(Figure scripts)
★ ★ ★ ★ ★

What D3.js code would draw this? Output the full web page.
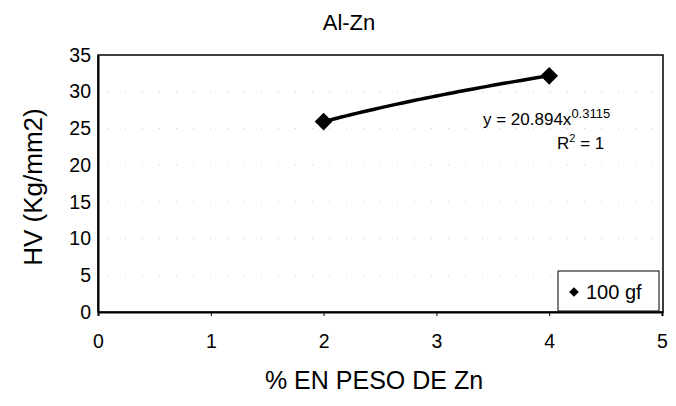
<!DOCTYPE html>
<html>
<head>
<meta charset="utf-8">
<script src="https://cdn.jsdelivr.net/npm/d3@7"></script>
<style>
  html, body { margin: 0; padding: 0; background: #fff; }
  svg { display: block; font-family: Arial, "Liberation Sans", sans-serif; }
</style>
</head>
<body>
<svg id="chart" width="676" height="406"></svg>
<script>
// Hardness (HV) versus Zn weight percent, 100 gf load
const zincPercent = [2, 4];
const hvValues = [25.93, 32.17];
const seriesName = "100 gf";

// Power trendline y = a * x^b
const trendCoef = [20.894, 0.3115];
const trendR2 = 1;

const xTicks = [0, 1, 2, 3, 4, 5];
const yTicks = [0, 5, 10, 15, 20, 25, 30, 35];

const svg = d3.select("#chart");
const plot = { left: 98, right: 663, top: 55, bottom: 312 };
const FONT = "Arial, 'Liberation Sans', sans-serif";

const x = d3.scaleLinear().domain([0, 5]).range([plot.left, plot.right - 1]);
const y = d3.scaleLinear().domain([0, 35]).range([plot.bottom, plot.top]);

// faint dotted gridlines
svg.append("g")
  .selectAll("line")
  .data(yTicks.slice(1, -1))
  .join("line")
  .attr("x1", plot.left + 10).attr("x2", plot.right - 10)
  .attr("y1", d => y(d)).attr("y2", d => y(d))
  .attr("stroke", "#aaa")
  .attr("stroke-width", 1)
  .attr("stroke-dasharray", "1,16")
  .attr("opacity", 0.6);

// plot frame
svg.append("rect")
  .attr("x", plot.left).attr("y", plot.top)
  .attr("width", plot.right - plot.left)
  .attr("height", plot.bottom - plot.top)
  .attr("fill", "none")
  .attr("stroke", "#000")
  .attr("stroke-width", 1.5);

// axes
const xAxis = svg.append("g")
  .attr("transform", `translate(0,${plot.bottom})`)
  .call(d3.axisBottom(x).tickValues(xTicks).tickFormat(d3.format("d"))
    .tickSize(4).tickPadding(18));
const yAxis = svg.append("g")
  .attr("transform", `translate(${plot.left},0)`)
  .call(d3.axisLeft(y).tickValues(yTicks).tickFormat(d3.format("d"))
    .tickSize(0).tickPadding(7));

[xAxis, yAxis].forEach(g => {
  g.select(".domain").attr("stroke", "#000").attr("stroke-width", 2);
  g.selectAll(".tick line").attr("stroke", "#000");
  g.selectAll(".tick text")
    .attr("fill", "#000")
    .style("font-size", "19.5px")
    .style("font-family", FONT);
});
xAxis.selectAll(".tick text").attr("dy", "0.72em");

// trendline from fitted power law
const trendX = d3.range(zincPercent[0], zincPercent[1] + 0.001, 0.05);
const line = d3.line()
  .x(d => x(d))
  .y(d => y(trendCoef[0] * Math.pow(d, trendCoef[1])));
svg.append("path")
  .datum(trendX)
  .attr("d", line)
  .attr("fill", "none")
  .attr("stroke", "#000")
  .attr("stroke-width", 3.5)
  .attr("stroke-linecap", "round");

// data markers
const diamond = d3.symbol().type(d3.symbolDiamond2).size(200);
svg.append("g")
  .selectAll("path")
  .data(zincPercent.map((d, i) => [d, hvValues[i]]))
  .join("path")
  .attr("d", diamond)
  .attr("transform", d => `translate(${x(d[0])},${y(d[1])})`)
  .attr("fill", "#000");

// trendline equation
const eq = svg.append("text")
  .attr("x", 483).attr("y", 125)
  .attr("fill", "#000")
  .style("font-size", "17px");
eq.append("tspan").text(`y = ${trendCoef[0]}x`);
eq.append("tspan").attr("dy", -7).style("font-size", "13px").text(trendCoef[1]);

const r2 = svg.append("text")
  .attr("x", 557).attr("y", 149)
  .attr("fill", "#000")
  .style("font-size", "17px");
r2.append("tspan").text("R");
r2.append("tspan").attr("dy", -7).style("font-size", "11px").text("2");
r2.append("tspan").attr("dy", 7).text(` = ${trendR2}`);

// legend
const lg = svg.append("g");
lg.append("rect")
  .attr("x", 558).attr("y", 271)
  .attr("width", 101).attr("height", 40)
  .attr("fill", "#fff")
  .attr("stroke", "#000")
  .attr("stroke-width", 1);
lg.append("path")
  .attr("d", d3.symbol().type(d3.symbolDiamond2).size(60))
  .attr("transform", "translate(574,292)")
  .attr("fill", "#000");
lg.append("text")
  .attr("x", 586).attr("y", 299)
  .attr("fill", "#000")
  .style("font-size", "20px")
  .text(seriesName);

// titles
svg.append("text")
  .attr("x", 349).attr("y", 30)
  .attr("text-anchor", "middle")
  .attr("fill", "#000")
  .style("font-size", "22px")
  .text("Al-Zn");

svg.append("text")
  .attr("x", 374).attr("y", 389)
  .attr("text-anchor", "middle")
  .attr("fill", "#000")
  .style("font-size", "25px")
  .text("% EN PESO DE Zn");

svg.append("text")
  .attr("transform", `translate(42,187) rotate(-90)`)
  .attr("text-anchor", "middle")
  .attr("fill", "#000")
  .style("font-size", "26px")
  .text("HV (Kg/mm2)");
</script>
</body>
</html>
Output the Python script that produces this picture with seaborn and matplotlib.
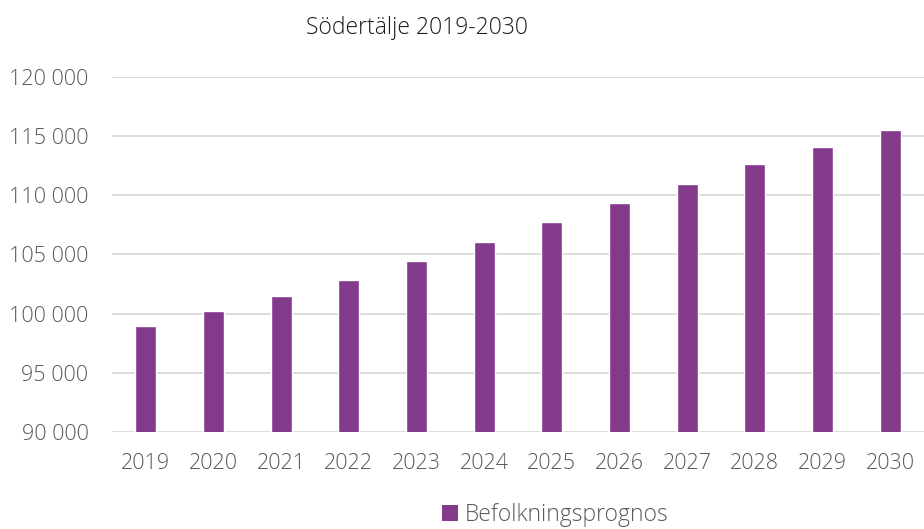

★ ★ ★ ★ ★

Output every entry word for word, but omit the pictures.

> Task response:
What D3.js code would draw this? Output the full web page.
<!DOCTYPE html>
<html>
<head>
<meta charset="utf-8">
<script src="https://cdn.jsdelivr.net/npm/d3@7"></script>
<style>
  html, body { margin: 0; padding: 0; background: #fff; }
  svg { display: block; font-family: Arial, "Liberation Sans", sans-serif; }
</style>
</head>
<body>
<svg id="chart" width="676" height="406"></svg>
<script>
// Hardness (HV) versus Zn weight percent, 100 gf load
const zincPercent = [2, 4];
const hvValues = [25.93, 32.17];
const seriesName = "100 gf";

// Power trendline y = a * x^b
const trendCoef = [20.894, 0.3115];
const trendR2 = 1;

const xTicks = [0, 1, 2, 3, 4, 5];
const yTicks = [0, 5, 10, 15, 20, 25, 30, 35];

const svg = d3.select("#chart");
const plot = { left: 98, right: 663, top: 55, bottom: 312 };
const FONT = "Arial, 'Liberation Sans', sans-serif";

const x = d3.scaleLinear().domain([0, 5]).range([plot.left, plot.right - 1]);
const y = d3.scaleLinear().domain([0, 35]).range([plot.bottom, plot.top]);

// faint dotted gridlines
svg.append("g")
  .selectAll("line")
  .data(yTicks.slice(1, -1))
  .join("line")
  .attr("x1", plot.left + 10).attr("x2", plot.right - 10)
  .attr("y1", d => y(d)).attr("y2", d => y(d))
  .attr("stroke", "#aaa")
  .attr("stroke-width", 1)
  .attr("stroke-dasharray", "1,16")
  .attr("opacity", 0.6);

// plot frame
svg.append("rect")
  .attr("x", plot.left).attr("y", plot.top)
  .attr("width", plot.right - plot.left)
  .attr("height", plot.bottom - plot.top)
  .attr("fill", "none")
  .attr("stroke", "#000")
  .attr("stroke-width", 1.5);

// axes
const xAxis = svg.append("g")
  .attr("transform", `translate(0,${plot.bottom})`)
  .call(d3.axisBottom(x).tickValues(xTicks).tickFormat(d3.format("d"))
    .tickSize(4).tickPadding(18));
const yAxis = svg.append("g")
  .attr("transform", `translate(${plot.left},0)`)
  .call(d3.axisLeft(y).tickValues(yTicks).tickFormat(d3.format("d"))
    .tickSize(0).tickPadding(7));

[xAxis, yAxis].forEach(g => {
  g.select(".domain").attr("stroke", "#000").attr("stroke-width", 2);
  g.selectAll(".tick line").attr("stroke", "#000");
  g.selectAll(".tick text")
    .attr("fill", "#000")
    .style("font-size", "19.5px")
    .style("font-family", FONT);
});
xAxis.selectAll(".tick text").attr("dy", "0.72em");

// trendline from fitted power law
const trendX = d3.range(zincPercent[0], zincPercent[1] + 0.001, 0.05);
const line = d3.line()
  .x(d => x(d))
  .y(d => y(trendCoef[0] * Math.pow(d, trendCoef[1])));
svg.append("path")
  .datum(trendX)
  .attr("d", line)
  .attr("fill", "none")
  .attr("stroke", "#000")
  .attr("stroke-width", 3.5)
  .attr("stroke-linecap", "round");

// data markers
const diamond = d3.symbol().type(d3.symbolDiamond2).size(200);
svg.append("g")
  .selectAll("path")
  .data(zincPercent.map((d, i) => [d, hvValues[i]]))
  .join("path")
  .attr("d", diamond)
  .attr("transform", d => `translate(${x(d[0])},${y(d[1])})`)
  .attr("fill", "#000");

// trendline equation
const eq = svg.append("text")
  .attr("x", 483).attr("y", 125)
  .attr("fill", "#000")
  .style("font-size", "17px");
eq.append("tspan").text(`y = ${trendCoef[0]}x`);
eq.append("tspan").attr("dy", -7).style("font-size", "13px").text(trendCoef[1]);

const r2 = svg.append("text")
  .attr("x", 557).attr("y", 149)
  .attr("fill", "#000")
  .style("font-size", "17px");
r2.append("tspan").text("R");
r2.append("tspan").attr("dy", -7).style("font-size", "11px").text("2");
r2.append("tspan").attr("dy", 7).text(` = ${trendR2}`);

// legend
const lg = svg.append("g");
lg.append("rect")
  .attr("x", 558).attr("y", 271)
  .attr("width", 101).attr("height", 40)
  .attr("fill", "#fff")
  .attr("stroke", "#000")
  .attr("stroke-width", 1);
lg.append("path")
  .attr("d", d3.symbol().type(d3.symbolDiamond2).size(60))
  .attr("transform", "translate(574,292)")
  .attr("fill", "#000");
lg.append("text")
  .attr("x", 586).attr("y", 299)
  .attr("fill", "#000")
  .style("font-size", "20px")
  .text(seriesName);

// titles
svg.append("text")
  .attr("x", 349).attr("y", 30)
  .attr("text-anchor", "middle")
  .attr("fill", "#000")
  .style("font-size", "22px")
  .text("Al-Zn");

svg.append("text")
  .attr("x", 374).attr("y", 389)
  .attr("text-anchor", "middle")
  .attr("fill", "#000")
  .style("font-size", "25px")
  .text("% EN PESO DE Zn");

svg.append("text")
  .attr("transform", `translate(42,187) rotate(-90)`)
  .attr("text-anchor", "middle")
  .attr("fill", "#000")
  .style("font-size", "26px")
  .text("HV (Kg/mm2)");
</script>
</body>
</html>
Output the Python script that produces this picture with seaborn and matplotlib.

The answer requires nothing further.